In particular this implies that the leading coefficients of both $g(x)$ and $h(x)$ must be even for otherwise that factor would remain a quadratic after reduction modulo two as would then the product.

But this would imply that the leading coefficient of $f(x)=g(x)h(x)$ would be divisible by four, which is manifestly not the case. Thus such a factorization does not exist.

Q.E.D.

Answer 2

Here is another approach, that is nice, but is actually more tedious than the rest.

Suppose not. Let $ f(x) = g(x) h(x)$ where $g$ and $h$ are integer quadratic polynomials.

Observe that $ f(-15), f(-7), f(-5), f(-3), f(-1), f(1), f(3), f(7), f(25)$ are all prime.

WLOG, $g(x) = \{1, -1\}$ for 5 of those values. WLOG $g(x) = 1$ for 3 of those values. Hence, $g(x) = 1$ is a constant.

Note: This is actually more tedious, because you need to check for primality. I let the computer do that. It is likely easier to try and solve the Diophantine equation.

Answer 3

The polynomial $f(x)=10x^4-18x^3+4x^2+7x+16$ is irreducible iff $g(t)=f(t+1)$ is irreducible. We have $$g(t)=10t^4+22t^3+10t^2+t+19.$$ There being no linear factors, the only factorization possible would be into $$g(t)=(at^2+bt+c)(pt^2+qt+r).$$ Then $ap=10$ and without loss one may assume either $a=10,p=1$ or else $a=5,p=2.$ [possible negative choices could be removed since $-1$ could be factored out of all coefficients, and we may assume it is the first quadratic which begins with coefficient $10$ or $5$.

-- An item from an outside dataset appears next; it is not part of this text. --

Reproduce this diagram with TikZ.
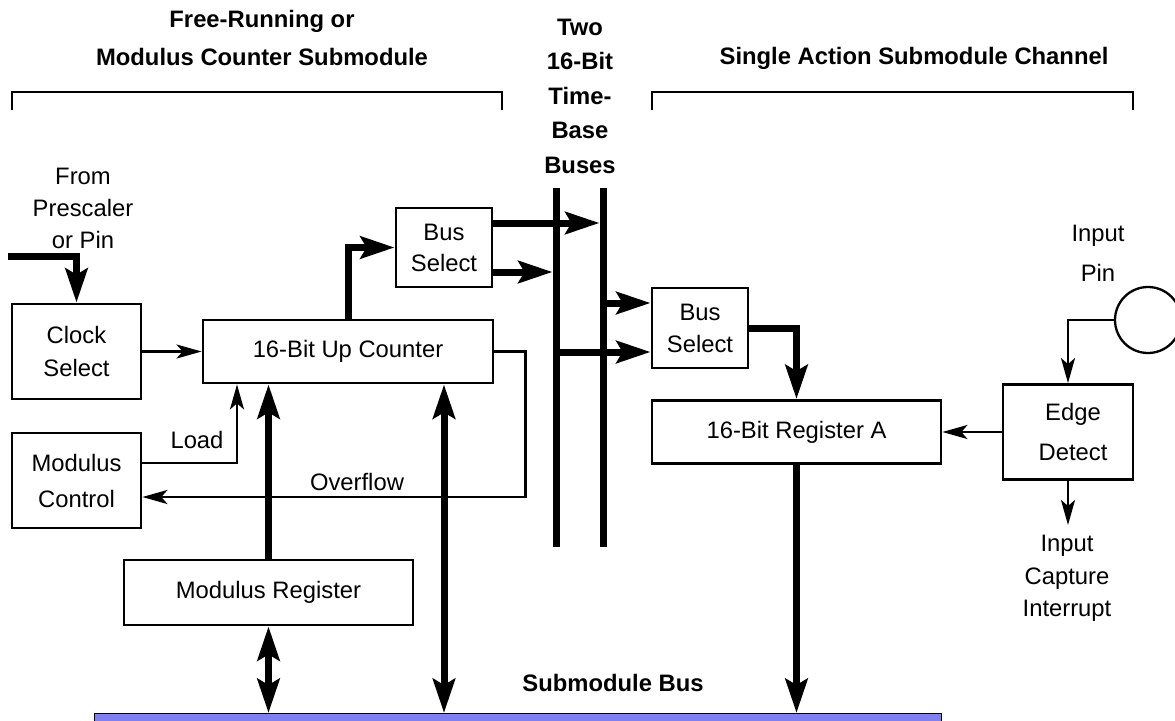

Now we also have that $cr=19,$ a prime. For each possible choice for the four coefficients $a,p,c,r$ we may use the $t^2$ coefficient of $10$, so that $$ar+bq+cp=10,$$ and we may insert the values of $a,p,c,r$ and obtain the value of $bp$. In each case $bp$ is either a prime or a product of two primes, and one may check that the $t$ coefficient, which should be $1$, does not match. There are eight possible choices for the values of $(a,p,c,r)$ as follows, where the number after the four is the value of $bp.$

$(10,1,19,1;\ -19)$

$(10,1,-19,-1;\ 39)$

$(10,1,1,19;\ -181)$

$(10,1,-1,-19;\ 201)$

and four more starting out $(5,2,...)$.

In each case we can factor the value obtained for $bq$ and give assigned values to $b,q$ accordingly. By only checking the $t^1$ coefficient, which gives $br+cq=1$, it turns out that none of the possibilities gives this last equation. For example in the second case, where $bq=39=3\cdot 13$ we try $(b,q)=(39,1),(1,39),(13,3),(3,13)$ and none give the right value of $1$ to $br+cq.$ [In checking one may assume that say $b>0$ for setting up the cases, since a simultaneous sign change on $b,q$ only changes the sign of the quantity $br+cq$, and so we only need see if this ever comes out $\pm 1$.

This is admittedly a tedious computation, but at least it shows irreducibility.